Pictures excluded, return the lines below from the first through the line holding "plt.rcParams['font.family'] = ['Liberation".

## START

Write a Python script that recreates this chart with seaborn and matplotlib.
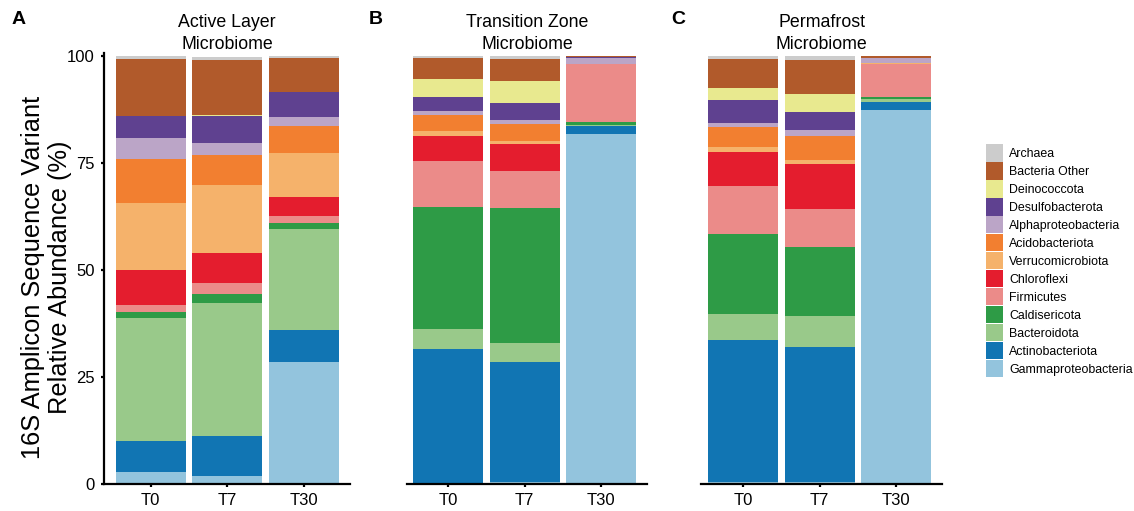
import numpy as np
import pandas as pd
import matplotlib
matplotlib.use("Agg")
import matplotlib.pyplot as plt
from matplotlib.patches import Patch
import seaborn as sns

plt.rcParams['font.family'] = ['Liberation Sans', 'DejaVu Sans']

# ---------------- data ----------------
times = ["T0", "T7", "T30"]

# stacking order, bottom -> top
categories = ["Gammaproteobacteria", "Actinobacteriota", "Bacteroidota", "Caldisericota",
              "Firmicutes", "Chloroflexi", "Verrucomicrobiota", "Acidobacteriota",
              "Alphaproteobacteria", "Desulfobacterota", "Deinococcota", "Bacteria Other",
              "Archaea"]

colors = ["#93c4dd", "#1175b3", "#99c98a", "#2e9b46",
          "#eb8b89", "#e41d2e", "#f5b26b", "#f27f30",
          "#bba5c7", "#5f4190", "#e8e98f", "#b15a2b",
          "#cccccc"]

panel_titles = ["Active Layer\nMicrobiome", "Transition Zone\nMicrobiome", "Permafrost\nMicrobiome"]
panel_letters = ["A", "B", "C"]

# relative abundance (%) per time point, in the category order above
active_T0 = [2.9, 7.2, 28.7, 1.4, 1.6, 8.2, 15.6, 10.3, 4.9, 5.1, 0.0, 13.3, 0.8]
active_T7 = [1.9, 9.4, 31.0, 2.1, 2.6, 7.0, 15.8, 7.0, 2.8, 6.3, 0.15, 13.0, 0.7]
active_T30 = [28.5, 7.5, 23.6, 1.4, 1.6, 4.4, 10.3, 6.3, 2.1, 5.8, 0.0, 8.0, 0.5]

transition_T0 = [0.3, 31.3, 4.6, 28.5, 10.7, 5.9, 1.1, 3.8, 0.9, 3.3, 4.2, 4.9, 0.5]
transition_T7 = [0.5, 28.0, 4.5, 31.5, 8.6, 6.3, 0.7, 4.0, 0.9, 4.0, 5.1, 5.1, 0.8]
transition_T30 = [81.7, 1.9, 0.2, 0.7, 13.5, 0.1, 0.0, 0.0, 1.4, 0.2, 0.0, 0.3, 0.0]

permafrost_T0 = [0.5, 33.2, 6.0, 18.7, 11.2, 7.9, 1.2, 4.7, 0.9, 5.4, 2.8, 6.7, 0.8]
permafrost_T7 = [0.5, 31.5, 7.3, 16.1, 8.8, 10.5, 1.0, 5.6, 1.4, 4.2, 4.2, 7.9, 1.0]
permafrost_T30 = [87.3, 1.9, 0.7, 0.5, 7.7, 0.0, 0.2, 0.0, 1.2, 0.0, 0.0, 0.5, 0.0]

panels = [
    [active_T0, active_T7, active_T30],
    [transition_T0, transition_T7, transition_T30],
    [permafrost_T0, permafrost_T7, permafrost_T30],
]

# ---------------- figure ----------------
W, H = 1134, 511
fig = plt.figure(figsize=(W / 100, H / 100), dpi=100)

ax_px = [(104, 246, -0.61), (407, 240, -0.54), (701, 241, -0.55)]
bottom_px, height_px = 26.7, 431.2

for p, (vals, (lx, wx, xl), title, letter) in enumerate(zip(panels, ax_px, panel_titles, panel_letters)):
    ax = fig.add_axes([lx / W, bottom_px / H, wx / W, height_px / H])
    rows = []
    for t, v in zip(times, vals):
        cum = np.cumsum(v)
        for c, val, cu in zip(categories, v, cum):
            rows.append({"time": t, "category": c, "value": val, "cum": cu})
    df = pd.DataFrame(rows)
    # draw from top of stack down so that lower segments overlay
    for c, col in reversed(list(zip(categories, colors))):
        sub = df[df["category"] == c]
        sns.barplot(data=sub, x="time", y="cum", order=times, color=col,
                    saturation=1, width=0.915, errorbar=None, linewidth=0, ax=ax)
    ax.set_xlim(xl, 2.60)
    ax.set_ylim(0, 100.6)
    ax.set_xlabel("")
    ax.set_ylabel("")
    for s in ["top", "right"]:
        ax.spines[s].set_visible(False)
    ax.spines["bottom"].set_linewidth(1.6)
    ax.spines["left"].set_linewidth(1.6)
    ax.tick_params(axis="x", length=2.5, width=1.6, labelsize=12, pad=4, color="black")
    if p == 0:
        ax.set_yticks([0, 25, 50, 75, 100])
        ax.tick_params(axis="y", length=2.5, width=1.6, labelsize=12, pad=4)
    else:
        ax.spines["left"].set_visible(False)
        ax.set_yticks([])
    ax.set_title(title, fontsize=12.8, pad=2.5, linespacing=1.42)
    ax.set_facecolor("none")

for letter, x in zip(panel_letters, [19, 376, 678]):
    fig.text(x / W, 1 - 19 / H, letter, fontsize=14, fontweight="bold", ha="center", va="center")

fig.text(46.5 / W, 1 - 277 / H, "16S Amplicon Sequence Variant\nRelative Abundance (%)",
         rotation=90, ha="center", va="center", fontsize=18.3, linespacing=1.18)

handles = [Patch(facecolor=c, edgecolor="none") for c in reversed(colors)]
labels = list(reversed(categories))
fig.legend(handles, labels, loc="upper left", bbox_to_anchor=(986 / W, 1 - 144.5 / H),
           frameon=False, fontsize=8.9, handlelength=1.375, handleheight=1.74,
           labelspacing=0.08, handletextpad=0.5, borderpad=0, borderaxespad=0)

fig.savefig("out.png", dpi=100)
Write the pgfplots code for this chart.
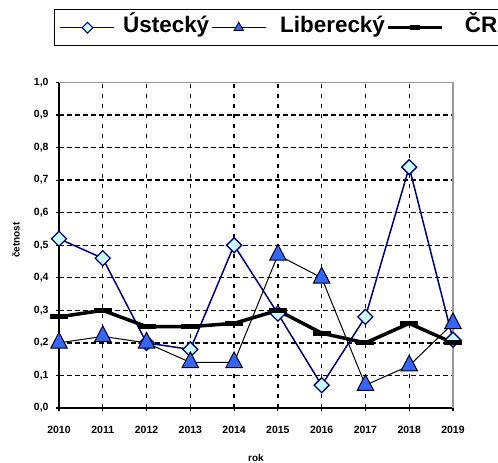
\documentclass[border=0pt]{standalone}
\usepackage{pgfplots}
\pgfplotsset{compat=1.18}
\usepackage{fontspec}
\setmainfont{Liberation Sans}
\definecolor{navyb}{RGB}{0,0,128}
\definecolor{lcyan}{RGB}{204,255,255}
\definecolor{roy}{RGB}{51,102,255}
\begin{document}
\begin{tikzpicture}
\begin{axis}[
  scale only axis, width=394bp, height=325.5bp,
  xmin=2010, xmax=2019, ymin=0, ymax=1,
  clip=false,
  xtick={2010,2011,2012,2013,2014,2015,2016,2017,2018,2019},
  xticklabels={2010,2011,2012,2013,2014,2015,2016,2017,2018,2019},
  ytick={0,0.1,0.2,0.3,0.4,0.5,0.6,0.7,0.8,0.9,1.0},
  yticklabel style={xshift=-4bp, /pgf/number format/use comma, /pgf/number format/fixed, /pgf/number format/fixed zerofill, /pgf/number format/precision=1, /pgf/number format/assume math mode=true},
  ticklabel style={font=\fontsize{10.5}{12}\selectfont\bfseries},
  xticklabel style={yshift=-12bp},
  axis x line*=bottom, axis y line*=left,
  axis line style={black, line width=1.5bp},
  tick style={black, line width=1.2bp},
  tick align=center, major tick length=6bp,
  grid=major,
  y grid style={black, line width=1.3bp, dash pattern=on 4.5bp off 3.5bp},
  x grid style={black, line width=1.3bp, dash pattern=on 4bp off 6bp},
  xlabel={rok}, ylabel={četnost},
  label style={font=\fontsize{10}{11}\selectfont\bfseries},
  xlabel style={at={(axis description cs:0.5,-0.153)}, anchor=center},
  ylabel style={at={(axis description cs:-0.109,0.516)}, anchor=center},
  legend image code/.code={\draw[mark repeat=2,mark phase=2,#1] plot coordinates {(0bp,0bp) (27bp,0bp) (54bp,0bp)};},
  legend columns=-1,
  legend style={at={(axis description cs:-0.0127,1.2258)}, anchor=north west,
    draw=black, line width=1.5bp, font=\fontsize{22.5}{24}\selectfont\bfseries,
    inner xsep=5bp, inner ysep=4bp,
    /tikz/every odd column/.append style={column sep=12bp},
    cells={anchor=west},
    nodes={inner sep=2bp, text height=17bp, text depth=7bp}},
]
\addlegendimage{navyb, line width=1.5bp, mark=square*, mark options={rotate=45, fill=lcyan, draw=navyb, mark size=3.8bp, line width=1.2bp}}
\addlegendentry{\hspace{-6bp}Ústecký}
\addlegendimage{black, line width=1bp, mark=triangle*, mark options={fill=roy, draw=black, mark size=5.5bp, line width=0.8bp}}
\addlegendentry{Liberecký}
\addlegendimage{black, line width=3bp, mark=-, mark options={mark size=5bp, line width=4.5bp}}
\addlegendentry{\hspace{7bp}ČR\hspace{12bp}}

\addplot[navyb, line width=1.5bp, mark=square*, mark options={rotate=45, fill=lcyan, draw=navyb, mark size=5.3bp, line width=1.3bp}, forget plot]
 coordinates {(2010,0.52) (2011,0.46) (2012,0.20) (2013,0.18) (2014,0.50) (2015,0.29) (2016,0.07) (2017,0.28) (2018,0.74) (2019,0.21)};
\addplot[black, line width=1bp, mark=triangle*, mark options={fill=roy, draw=black, mark size=9.5bp, yscale=1.1, line width=1bp}, forget plot]
 coordinates {(2010,0.20) (2011,0.22) (2012,0.20) (2013,0.14) (2014,0.14) (2015,0.47) (2016,0.40) (2017,0.07) (2018,0.13) (2019,0.26)};
\addplot[black, line width=3.5bp, mark=-, mark options={mark size=9bp, line width=5bp}, forget plot]
 coordinates {(2010,0.28) (2011,0.30) (2012,0.25) (2013,0.25) (2014,0.26) (2015,0.30) (2016,0.23) (2017,0.20) (2018,0.26) (2019,0.20)};
\draw[gray!80, line width=1.3bp] (rel axis cs:0,1) -- (rel axis cs:1,1) -- (rel axis cs:1,0);
\end{axis}
\pgfresetboundingbox
\useasboundingbox (-59bp,-55bp) rectangle (439bp,408bp);
\end{tikzpicture}
\end{document}
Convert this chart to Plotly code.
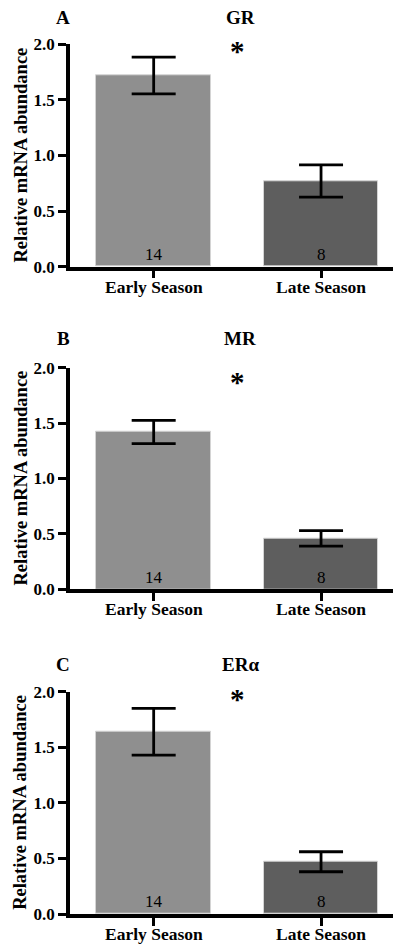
import plotly.graph_objects as go

categories = ["Early Season", "Late Season"]
n_labels = ["14", "8"]
panel_letters = ["A", "B", "C"]
panel_titles = ["GR", "MR", "ERα"]
gr_mean = [1.72, 0.77]
gr_sem = [0.165, 0.145]
mr_mean = [1.42, 0.46]
mr_sem = [0.105, 0.07]
era_mean = [1.64, 0.47]
era_sem = [0.21, 0.09]
star_y = [1.97, 1.90, 1.96]
yticks = [0, 0.5, 1.0, 1.5, 2.0]

means = [gr_mean, mr_mean, era_mean]
sems = [gr_sem, mr_sem, era_sem]
bar_colors = ["#8f8f8f", "#5e5e5e"]

W, H = 396, 945
ML, MR = 70, 3
PW = W - ML - MR
# pixel positions of y=2.0 (top) and y=0 (bottom) for each panel
tops = [44.3, 367.7, 691.7]
bottoms = [266.7, 589.3, 914.0]
label_y = [17, 338, 664]

FONT = "Liberation Serif"
fig = go.Figure()
annotations = []

for i in range(3):
    xa = "x" if i == 0 else f"x{i+1}"
    ya = "y" if i == 0 else f"y{i+1}"
    fig.add_trace(go.Bar(
        x=categories, y=means[i],
        width=0.685,
        marker=dict(color=bar_colors, line=dict(color="#d4d4d4", width=1)),
        error_y=dict(type="data", array=sems[i], visible=True,
                     color="black", thickness=2.8, width=22),
        xaxis=xa, yaxis=ya, showlegend=False,
    ))
    dom = [1 - bottoms[i] / H, 1 - tops[i] / H]
    xkey = "xaxis" if i == 0 else f"xaxis{i+1}"
    ykey = "yaxis" if i == 0 else f"yaxis{i+1}"
    fig.update_layout(**{
        xkey: dict(domain=[0, 1], anchor=ya, range=[-0.5, 1.43], automargin=False,
                   showline=True, linewidth=3.5, linecolor="black",
                   ticks="outside", ticklen=8, tickwidth=2.5, tickcolor="black",
                   showgrid=False, zeroline=False, showticklabels=False),
        ykey: dict(domain=dom, anchor=xa, range=[0, 2.0], automargin=False,
                   tickvals=yticks, tickformat=".1f",
                   showline=True, linewidth=3.5, linecolor="black",
                   ticks="outside", ticklen=8, tickwidth=2.5, tickcolor="black",
                   showgrid=False, zeroline=False,
                   tickfont=dict(family=FONT, size=17, color="black", weight="bold")),
    })
    for c, nl in zip(categories, n_labels):
        # n labels in bars
        annotations.append(dict(x=c, y=0.11, xref=xa, yref=ya, text=nl,
                                showarrow=False, yanchor="middle",
                                font=dict(family=FONT, size=17, color="black")))
        # category labels under the axis
        annotations.append(dict(x=c, y=0, xref=xa, yref=ya, text=f"<b>{c}</b>",
                                showarrow=False, yanchor="middle", yshift=-20,
                                font=dict(family=FONT, size=17.5, color="black")))
    # significance star
    annotations.append(dict(x=0.5, y=star_y[i], xref=xa, yref=ya, text="<b>*</b>",
                            showarrow=False, yanchor="middle", yshift=-3,
                            font=dict(family=FONT, size=29, color="black")))
    # panel letter and title
    annotations.append(dict(x=(63 - ML) / PW, y=1 - label_y[i] / H, xref="paper", yref="paper",
                            text=f"<b>{panel_letters[i]}</b>", showarrow=False,
                            xanchor="center", yanchor="middle",
                            font=dict(family=FONT, size=19, color="black")))
    annotations.append(dict(x=(240 - ML) / PW, y=1 - label_y[i] / H, xref="paper", yref="paper",
                            text=f"<b>{panel_titles[i]}</b>", showarrow=False,
                            xanchor="center", yanchor="middle",
                            font=dict(family=FONT, size=19, color="black")))
    # y-axis title
    annotations.append(dict(x=(20 - ML) / PW, y=1 - (tops[i] + bottoms[i]) / 2 / H,
                            xref="paper", yref="paper", textangle=-90,
                            text="<b>Relative mRNA abundance</b>", showarrow=False,
                            xanchor="center", yanchor="middle",
                            font=dict(family=FONT, size=18.5, color="black")))

fig.update_layout(
    width=W, height=H,
    margin=dict(l=ML, r=MR, t=0, b=0),
    paper_bgcolor="white", plot_bgcolor="white",
    annotations=annotations,
    bargap=0,
)

fig.write_html("out.html")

## END

_FINISHED EXERCISE_
Write a Python script that recreates this chart with seaborn and matplotlib.
import numpy as np
import pandas as pd
import matplotlib
matplotlib.use("Agg")
import matplotlib.pyplot as plt
from matplotlib.patches import Patch
import seaborn as sns

plt.rcParams['font.family'] = ['Liberation Sans', 'DejaVu Sans']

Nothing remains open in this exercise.